■ Objective ■
Pull out every line below that holds the word "this".
· · · ·
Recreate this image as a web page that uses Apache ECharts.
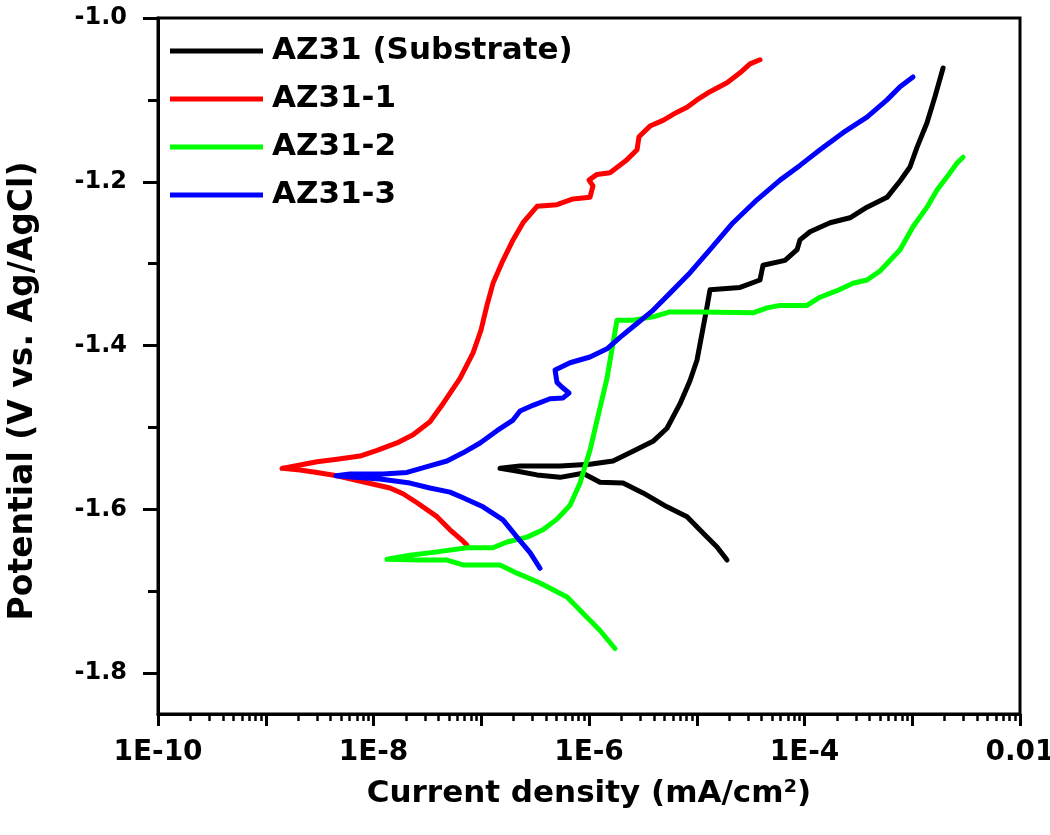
<!DOCTYPE html>
<html>
<head>
<meta charset="utf-8">
<script src="https://cdn.jsdelivr.net/npm/echarts@6/dist/echarts.min.js"></script>
<style>
html,body{margin:0;padding:0;background:#fff;}
#chart{width:1050px;height:835px;}
</style>
</head>
<body>
<div id="chart"></div>
<script>
// Values: log10 of current density (mA/cm2) and potential (V vs. Ag/AgCl),
// each curve in scan order (cathodic end -> corrosion potential -> anodic end).
const seriesNames = ['AZ31 (Substrate)', 'AZ31-1', 'AZ31-2', 'AZ31-3'];
const seriesColors = ['#000000', '#ff0000', '#00ff00', '#0000ff'];

const substrateLog10Current = [-4.719,-4.812,-4.942,-5.090,-5.276,-5.499,-5.684,-5.898,-6.056,-6.269,-6.483,-6.687,-6.826,
  -6.640,-6.269,-5.991,-5.777,-5.592,-5.406,-5.276,-5.155,-5.063,-4.998,-4.942,-4.905,-4.877,-4.598,-4.413,-4.385,-4.181,
  -4.069,-4.042,-3.949,-3.763,-3.578,-3.420,-3.234,-3.113,-3.021,-2.956,-2.863,-2.789,-2.714];
const substratePotential = [-1.662,-1.646,-1.629,-1.609,-1.597,-1.580,-1.568,-1.567,-1.556,-1.561,-1.558,-1.553,-1.550,
  -1.547,-1.547,-1.545,-1.541,-1.529,-1.517,-1.501,-1.471,-1.443,-1.418,-1.379,-1.353,-1.332,-1.329,-1.320,-1.302,-1.296,
  -1.283,-1.271,-1.261,-1.250,-1.244,-1.231,-1.219,-1.199,-1.182,-1.158,-1.128,-1.096,-1.061];

const az31_1Log10Current = [-7.132,-7.169,-7.290,-7.411,-7.596,-7.726,-7.847,-8.079,-8.339,-8.524,-8.682,-8.849,
  -8.682,-8.524,-8.339,-8.125,-7.967,-7.782,-7.633,-7.476,-7.355,-7.197,-7.076,-7.002,-6.947,-6.891,-6.798,-6.705,
  -6.612,-6.482,-6.297,-6.148,-5.991,-5.963,-6.000,-5.926,-5.805,-5.647,-5.554,-5.536,-5.434,-5.313,-5.183,-5.090,
  -4.998,-4.877,-4.719,-4.598,-4.506,-4.413];
const az31_1Potential = [-1.644,-1.639,-1.625,-1.609,-1.592,-1.581,-1.574,-1.567,-1.559,-1.555,-1.552,-1.550,
  -1.546,-1.542,-1.539,-1.535,-1.528,-1.519,-1.509,-1.493,-1.471,-1.440,-1.409,-1.381,-1.351,-1.324,-1.296,-1.271,
  -1.250,-1.230,-1.228,-1.221,-1.219,-1.205,-1.198,-1.191,-1.189,-1.173,-1.161,-1.145,-1.132,-1.125,-1.115,-1.109,
  -1.100,-1.090,-1.079,-1.067,-1.056,-1.051];

const az31_2Log10Current = [-5.759,-5.898,-6.056,-6.204,-6.455,-6.668,-6.826,-7.169,-7.318,-7.568,-7.875,
  -7.661,-7.411,-7.132,-6.891,-6.761,-6.575,-6.427,-6.297,-6.176,-6.083,-5.991,-5.898,-5.833,-5.777,-5.740,-5.592,
  -5.406,-5.248,-4.970,-4.478,-4.348,-4.227,-3.977,-3.856,-3.698,-3.550,-3.420,-3.299,-3.113,-2.993,-2.863,-2.770,
  -2.677,-2.584,-2.529];
const az31_2Potential = [-1.770,-1.748,-1.727,-1.707,-1.690,-1.678,-1.668,-1.668,-1.662,-1.662,-1.661,
  -1.656,-1.652,-1.647,-1.647,-1.640,-1.634,-1.625,-1.612,-1.595,-1.568,-1.528,-1.476,-1.440,-1.397,-1.369,-1.369,
  -1.365,-1.359,-1.359,-1.360,-1.354,-1.351,-1.351,-1.341,-1.333,-1.324,-1.320,-1.309,-1.283,-1.255,-1.231,-1.210,
  -1.194,-1.177,-1.170];

const az31_3Log10Current = [-6.455,-6.547,-6.668,-6.798,-6.984,-7.169,-7.290,-7.476,-7.661,-7.940,-8.172,-8.348,
  -8.218,-7.912,-7.689,-7.503,-7.318,-7.169,-7.011,-6.854,-6.705,-6.640,-6.520,-6.362,-6.241,-6.185,-6.250,-6.297,
  -6.315,-6.176,-5.991,-5.833,-5.712,-5.592,-5.406,-5.248,-5.062,-4.877,-4.663,-4.441,-4.227,-4.042,-3.856,-3.642,
  -3.420,-3.234,-3.113,-2.993];
const az31_3Potential = [-1.672,-1.653,-1.634,-1.613,-1.597,-1.586,-1.579,-1.574,-1.568,-1.563,-1.561,-1.559,
  -1.557,-1.557,-1.555,-1.548,-1.541,-1.531,-1.519,-1.504,-1.491,-1.480,-1.473,-1.465,-1.464,-1.458,-1.451,-1.445,
  -1.430,-1.421,-1.414,-1.404,-1.390,-1.377,-1.357,-1.336,-1.311,-1.283,-1.250,-1.222,-1.198,-1.180,-1.161,-1.140,
  -1.121,-1.100,-1.084,-1.072];

// Axis ticks
const xMin = 1e-10, xMax = 1e-2;
const yMin = -1.85, yMax = -1.0;
const yMajorTicks = [-1.8, -1.6, -1.4, -1.2, -1.0];
const yMinorTicks = [-1.7, -1.5, -1.3, -1.1];
const xLabelExponents = [-10, -8, -6, -4, -2];
const xMinorMultipliers = [2, 3, 4, 5, 6, 7, 8, 9];
const xDecades = [-10, -9, -8, -7, -6, -5, -4, -3];

const xMinorTicks = [];
xDecades.forEach(function (e) {
  xMinorMultipliers.forEach(function (m) { xMinorTicks.push(Number((m + 'e' + e))); });
});

function pairs(logI, E) {
  return logI.map(function (l, i) { return [Math.pow(10, l), E[i]]; });
}

const curves = [
  pairs(substrateLog10Current, substratePotential),
  pairs(az31_1Log10Current, az31_1Potential),
  pairs(az31_2Log10Current, az31_2Potential),
  pairs(az31_3Log10Current, az31_3Potential)
];

const FONT = 'DejaVu Sans';

const chart = echarts.init(document.getElementById('chart'), null, { renderer: 'canvas' });

const option = {
  backgroundColor: '#ffffff',
  animation: false,
  grid: {
    left: 158, right: 30, top: 18, bottom: 121,
    containLabel: false,
    outerBoundsMode: 'none',
    show: true, borderColor: '#000', borderWidth: 3, backgroundColor: 'transparent'
  },
  legend: {
    orient: 'vertical',
    left: 170,
    top: 35,
    padding: 0,
    itemWidth: 93,
    itemHeight: 5,
    itemGap: 16,
    icon: 'rect',
    selectedMode: false,
    data: seriesNames,
    textStyle: {
      fontFamily: FONT, fontWeight: 'bold', fontSize: 31, color: '#000',
      lineHeight: 32, padding: [0, 0, 0, 4]
    }
  },
  xAxis: [
    {
      type: 'log', logBase: 10, min: xMin, max: xMax, splitNumber: 8,
      position: 'bottom',
      axisLine: { show: true, onZero: false, lineStyle: { color: '#000', width: 3 } },
      axisTick: { show: true, inside: false, length: 12, lineStyle: { color: '#000', width: 3 } },
      minorTick: { show: false },
      splitLine: { show: false },
      axisLabel: {
        show: true, margin: 25, color: '#000',
        fontFamily: FONT, fontWeight: 'bold', fontSize: 28,
        formatter: function (v) {
          const e = Math.round(Math.log10(v));
          if (xLabelExponents.indexOf(e) < 0) return '';
          if (e === -2) return '0.01';
          return '1E' + e;
        }
      },
      name: 'Current density (mA/cm²)',
      nameLocation: 'middle',
      nameGap: 64,
      nameTextStyle: { fontFamily: FONT, fontWeight: 'bold', fontSize: 31, color: '#000' }
    },
    {
      type: 'log', logBase: 10, min: xMin, max: xMax, splitNumber: 8,
      position: 'bottom', offset: 0,
      axisLine: { show: false },
      axisTick: { show: true, inside: false, length: 7, customValues: xMinorTicks, lineStyle: { color: '#000', width: 2.5 } },
      splitLine: { show: false },
      axisLabel: { show: false }
    }
  ],
  yAxis: [
    {
      type: 'value', min: yMin, max: yMax,
      position: 'left',
      axisLine: { show: true, onZero: false, lineStyle: { color: '#000', width: 3 } },
      axisTick: { show: true, inside: false, length: 15, customValues: yMajorTicks, lineStyle: { color: '#000', width: 3 } },
      splitLine: { show: false },
      axisLabel: {
        show: true, margin: 31, color: '#000', customValues: yMajorTicks,
        fontFamily: FONT, fontWeight: 'bold', fontSize: 24,
        formatter: function (v) { return v.toFixed(1); }
      },
      name: 'Potential (V vs. Ag/AgCl)',
      nameLocation: 'middle',
      nameGap: 118,
      nameTextStyle: { fontFamily: FONT, fontWeight: 'bold', fontSize: 33, color: '#000', padding: [0, 50, 0, 0] }
    },
    {
      type: 'value', min: yMin, max: yMax,
      position: 'left', offset: 0,
      axisLine: { show: false },
      axisTick: { show: true, inside: false, length: 10, customValues: yMinorTicks, lineStyle: { color: '#000', width: 3 } },
      splitLine: { show: false },
      axisLabel: { show: false }
    }
  ],
  series: seriesNames.map(function (name, i) {
    return {
      name: name,
      type: 'line',
      xAxisIndex: 0,
      yAxisIndex: 0,
      data: curves[i],
      showSymbol: false,
      symbol: 'none',
      smooth: false,
      color: seriesColors[i],
      lineStyle: { color: seriesColors[i], width: 5, join: 'round', cap: 'round' },
      z: 3
    };
  })
};

chart.setOption(option);
</script>
</body>
</html>
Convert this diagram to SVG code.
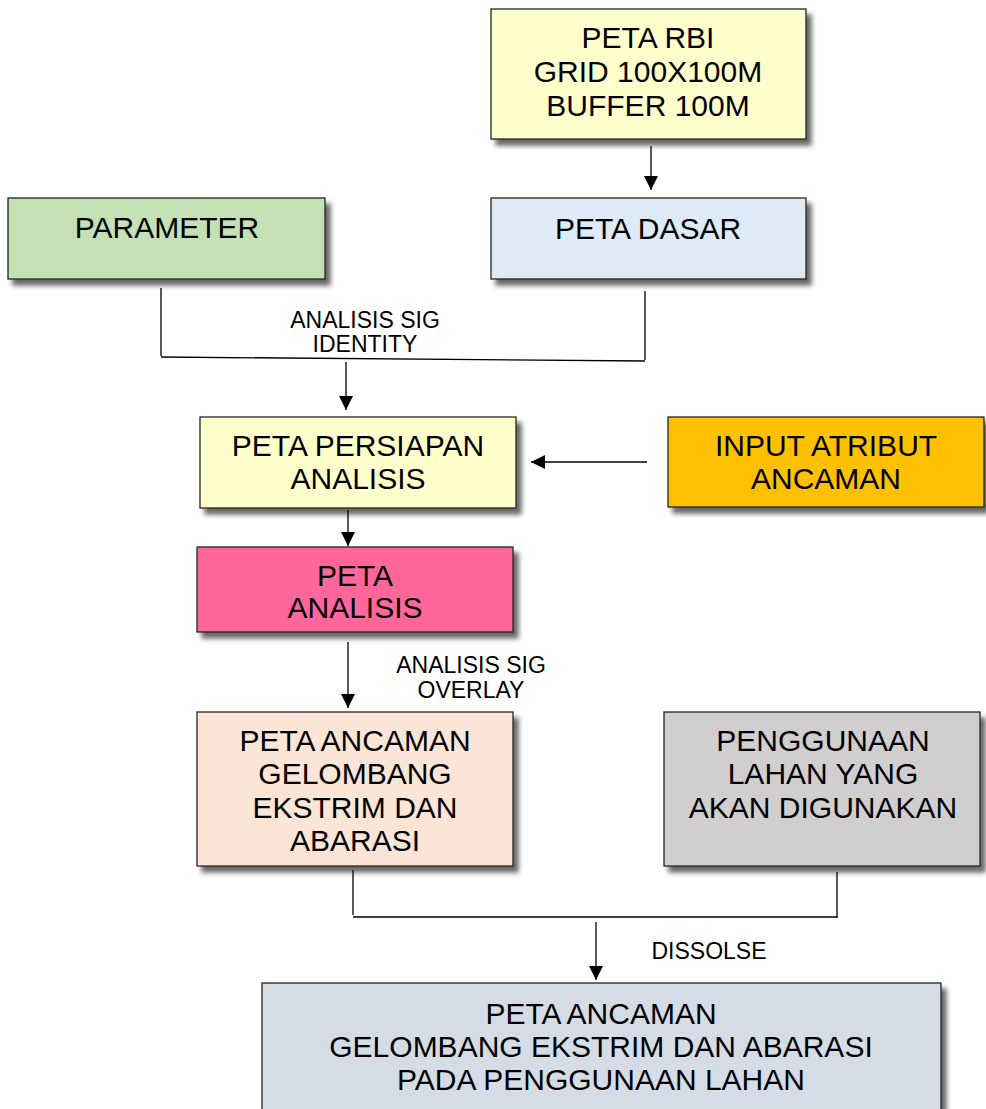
<svg xmlns="http://www.w3.org/2000/svg" width="986" height="1109" viewBox="0 0 986 1109">
<style>
.box{stroke:#222;stroke-width:1.3;filter:url(#sh)}
.t{font-family:"Liberation Sans",Arial,sans-serif;font-size:30px;fill:#000;text-anchor:middle}
.l{font-family:"Liberation Sans",Arial,sans-serif;font-size:23px;fill:#000;text-anchor:middle}
.c{stroke:#000;stroke-width:1.3;fill:none}
.a{stroke:#000;stroke-width:1.3;fill:none;marker-end:url(#ah)}
</style>
<defs>
<filter id="sh" x="-10%" y="-10%" width="125%" height="130%">
<feDropShadow dx="5" dy="6" stdDeviation="2.5" flood-color="#000" flood-opacity="0.6"/>
</filter>
<marker id="ah" markerWidth="14" markerHeight="14" refX="14" refY="7" orient="auto" markerUnits="userSpaceOnUse">
<path d="M0,0 L14,7 L0,14 Z" fill="#000"/>
</marker>
</defs>
<rect width="986" height="1109" fill="#fff"/>
<g id="connectors">
<path class="a" d="M651,146 V190"/>
<path class="c" d="M161,288 V356"/>
<path class="c" d="M645,291 V360"/>
<path class="c" d="M161,357 L645,361"/>
<path class="a" d="M346,362 V410"/>
<path class="a" d="M348,510 V546"/>
<path class="a" d="M647,462 H531"/>
<path class="a" d="M348,642 V708"/>
<path class="c" d="M353,870 V915"/>
<path class="c" d="M837,872 V918"/>
<path class="c" d="M353,917 H837"/>
<path class="a" d="M596,922 V980"/>
<text class="l" x="365" y="328">ANALISIS SIG</text>
<text class="l" x="365" y="352">IDENTITY</text>
<text class="l" x="471" y="673">ANALISIS SIG</text>
<text class="l" x="471" y="698">OVERLAY</text>
<text class="l" x="709" y="959">DISSOLSE</text>
</g>
<g id="peta-rbi">
<rect class="box" x="491" y="9" width="315" height="130" fill="#FFFFCC"/>
<text class="t" x="648" y="48">PETA RBI</text>
<text class="t" x="648" y="82">GRID 100X100M</text>
<text class="t" x="648" y="116">BUFFER 100M</text>
</g>
<g id="peta-dasar">
<rect class="box" x="491" y="198" width="315" height="81" fill="#DEEAF6"/>
<text class="t" x="648" y="239">PETA DASAR</text>
</g>
<g id="parameter">
<rect class="box" x="8" y="198" width="317" height="81" fill="#C5E0B4"/>
<text class="t" x="167" y="238">PARAMETER</text>
</g>
<g id="peta-persiapan">
<rect class="box" x="200" y="417" width="316" height="91" fill="#FFFFCC"/>
<text class="t" x="358" y="456">PETA PERSIAPAN</text>
<text class="t" x="358" y="489">ANALISIS</text>
</g>
<g id="input-atribut">
<rect class="box" x="668" y="417" width="316" height="90" fill="#FFC000"/>
<text class="t" x="826" y="456">INPUT ATRIBUT</text>
<text class="t" x="826" y="489">ANCAMAN</text>
</g>
<g id="peta-analisis">
<rect class="box" x="197" y="547" width="316" height="85" fill="#FF6699"/>
<text class="t" x="355" y="586">PETA</text>
<text class="t" x="355" y="618">ANALISIS</text>
</g>
<g id="peta-ancaman">
<rect class="box" x="197" y="712" width="316" height="154" fill="#FBE5D6"/>
<text class="t" x="355" y="751">PETA ANCAMAN</text>
<text class="t" x="355" y="784">GELOMBANG</text>
<text class="t" x="355" y="818">EKSTRIM DAN</text>
<text class="t" x="355" y="851">ABARASI</text>
</g>
<g id="penggunaan-lahan">
<rect class="box" x="664" y="712" width="316" height="154" fill="#D0CECE"/>
<text class="t" x="823" y="751">PENGGUNAAN</text>
<text class="t" x="823" y="784">LAHAN YANG</text>
<text class="t" x="823" y="818">AKAN DIGUNAKAN</text>
</g>
<g id="peta-akhir">
<rect class="box" x="262" y="983" width="679" height="140" fill="#D6DCE5"/>
<text class="t" x="601" y="1024">PETA ANCAMAN</text>
<text class="t" x="601" y="1057">GELOMBANG EKSTRIM DAN ABARASI</text>
<text class="t" x="601" y="1090">PADA PENGGUNAAN LAHAN</text>
</g>
</svg>
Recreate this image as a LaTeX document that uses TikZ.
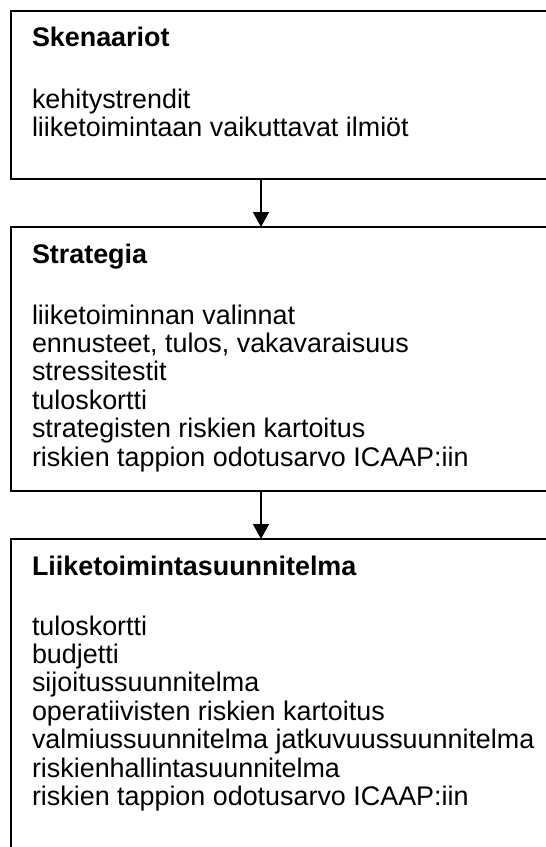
\documentclass[tikz,border=0pt]{standalone}
\usepackage{fontspec}
\setmainfont{Liberation Sans}
\usetikzlibrary{arrows.meta}
\tikzset{
  panel/.style={draw=black, line width=1.6pt, fill=none, inner sep=0pt, outer sep=0pt, anchor=north west, minimum width=600pt},
  txt/.style={anchor=base west, inner sep=0pt, outer sep=0pt, font=\fontsize{26.9}{28.4}\selectfont},
  ttl/.style={txt, font=\fontsize{26.9}{28.4}\selectfont\bfseries},
  arr/.style={line width=1.3pt, -{Triangle[width=16pt,length=15pt]}}
}
\begin{document}
\begin{tikzpicture}[x=1pt, y=-1pt]
\useasboundingbox (0,0) rectangle (546,847);
\clip (0,0) rectangle (546,847);
\fill[white] (0,0) rectangle (546,847);
% boxes
\node[panel, minimum height=168pt] (b1) at (11,11) {};
\node[panel, minimum height=264pt] (b2) at (11,227) {};
\node[panel, minimum height=400pt] (b3) at (11,539) {};
% box 1 text
\node[ttl] (t1) at (32,46.7) {Skenaariot};
\node[txt] (l11) at (32,108.3) {kehitystrendit};
\node[txt] (l12) at (32,136.7) {liiketoimintaan vaikuttavat ilmiöt};
% box 2 text
\node[ttl] (t2) at (32,263) {Strategia};
\foreach \s [count=\i from 0] in {liiketoiminnan valinnat,{ennusteet, tulos, vakavaraisuus},stressitestit,tuloskortti,strategisten riskien kartoitus,riskien tappion odotusarvo ICAAP:iin}
  \node[txt] (l2\i) at (32,324+28.4*\i) {\s};
% box 3 text
\node[ttl] (t3) at (32,575) {Liiketoimintasuunnitelma};
\foreach \s [count=\i from 0] in {tuloskortti,budjetti,sijoitussuunnitelma,operatiivisten riskien kartoitus,valmiussuunnitelma jatkuvuussuunnitelma,riskienhallintasuunnitelma,riskien tappion odotusarvo ICAAP:iin}
  \node[txt] (l3\i) at (32,635+28.4*\i) {\s};
% connectors
\coordinate (ax) at (261,0);
\draw[arr] (b1.south -| ax) -- (b2.north -| ax);
\draw[arr] (b2.south -| ax) -- (b3.north -| ax);
\end{tikzpicture}
\end{document}
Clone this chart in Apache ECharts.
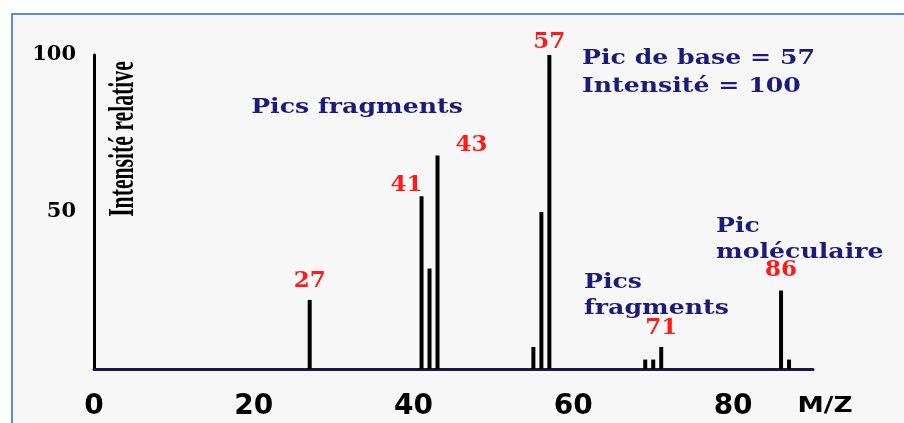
<!DOCTYPE html>
<html>
<head>
<meta charset="utf-8">
<script src="https://cdn.jsdelivr.net/npm/echarts@6/dist/echarts.min.js"></script>
<style>
  html, body { margin: 0; padding: 0; background: #ffffff; }
  #frame {
    position: absolute; left: 11px; top: 13px; width: 900px; height: 420px;
    background: #f7f7f7; border-left: 2px solid #5b8bd0; border-top: 2px solid #5b8bd0;
  }
  #chart { position: absolute; left: 0; top: 0; width: 904px; height: 423px; }
</style>
</head>
<body>
<div id="frame"></div>
<div id="chart"></div>
<script>
// Mass spectrum: m/z of each peak and its relative intensity (%)
const mz        = [27, 41, 42, 43, 55, 56, 57, 69, 70, 71, 86, 87];
const intensity = [22, 55, 32, 68,  7, 50, 100, 3,  3,  7, 25,  3];
// Peaks that carry a red m/z tag
const taggedPeaks = [27, 41, 43, 57, 71, 86];
const xTicks = [0, 20, 40, 60, 80];
const yTicks = [50, 100];

const navy = '#1c1c78';
const red = '#ff1a1a';
const serif = '"DejaVu Serif", "Liberation Serif", serif';

// Tag placement for each labelled peak
const tagOffset = { 27: [0, -2], 41: [-15, 5], 43: [34, 6], 57: [0, 4], 71: [0, -2], 86: [0, -4] };

const peakData = mz.map((m, i) => {
  const item = { value: [m, intensity[i]] };
  if (taggedPeaks.includes(m)) {
    item.label = {
      show: true, position: 'top', offset: tagOffset[m],
      formatter: String(m), color: red, fontFamily: serif,
      fontWeight: 'bold', fontSize: 23
    };
  }
  return item;
});

// Wide bold caption text
function caption(text, x, y, align) {
  return {
    type: 'text', x: x, y: y, scaleX: 1.26,
    style: { text: text, fill: navy, font: 'bold 20px ' + serif, align: align, verticalAlign: 'middle' }
  };
}

const chart = echarts.init(document.getElementById('chart'), null, { renderer: 'canvas' });
chart.setOption({
  backgroundColor: 'transparent',
  animation: false,
  grid: { left: 94, right: 91, top: 55, bottom: 54, containLabel: false },
  xAxis: {
    type: 'value', min: 0, max: 90, interval: 20,
    axisLine: { show: true, lineStyle: { color: '#1a1a40', width: 3 } },
    axisTick: { show: false },
    splitLine: { show: false },
    axisLabel: {
      margin: 24, color: '#000', fontFamily: '"DejaVu Sans", sans-serif',
      fontWeight: 'bold', fontSize: 28,
      formatter: v => (xTicks.includes(v) ? String(v) : '')
    }
  },
  yAxis: {
    type: 'value', min: 0, max: 100, interval: 50,
    axisLine: { show: true, lineStyle: { color: '#000', width: 3 } },
    axisTick: { show: false },
    splitLine: { show: false },
    axisLabel: {
      margin: 18, color: '#000', fontFamily: serif,
      fontWeight: 'bold', fontSize: 21,
      formatter: v => (yTicks.includes(v) ? String(v) : '')
    }
  },
  series: [{
    type: 'bar',
    barWidth: 4,
    itemStyle: { color: '#000' },
    data: peakData
  }],
  graphic: [
    {
      type: 'text', x: 124, y: 139, rotation: Math.PI / 2, scaleX: 0.62,
      style: {
        text: 'Intensité relative', fill: '#000', font: 'bold 35px "Liberation Serif", serif',
        align: 'center', verticalAlign: 'middle'
      }
    },
    {
      type: 'text', x: 825, y: 406, scaleX: 1.2,
      style: { text: 'M/Z', fill: '#000', font: 'bold 22px "DejaVu Sans", sans-serif', align: 'center', verticalAlign: 'middle' }
    },
    caption('Pics fragments', 357, 108, 'center'),
    caption('Pic de base = 57', 582, 59, 'left'),
    caption('Intensité = 100', 582, 87, 'left'),
    caption('Pic', 716, 227, 'left'),
    caption('moléculaire', 716, 253, 'left'),
    caption('Pics', 584, 283, 'left'),
    caption('fragments', 584, 309, 'left')
  ]
});
</script>
</body>
</html>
· · · ·
■ Answer to the exercise ■
Recreate this image as a web page that uses Apache ECharts.
Convert this diagram to SVG code.
Recreate this image as a LaTeX document that uses TikZ.
Clone this chart in Apache ECharts.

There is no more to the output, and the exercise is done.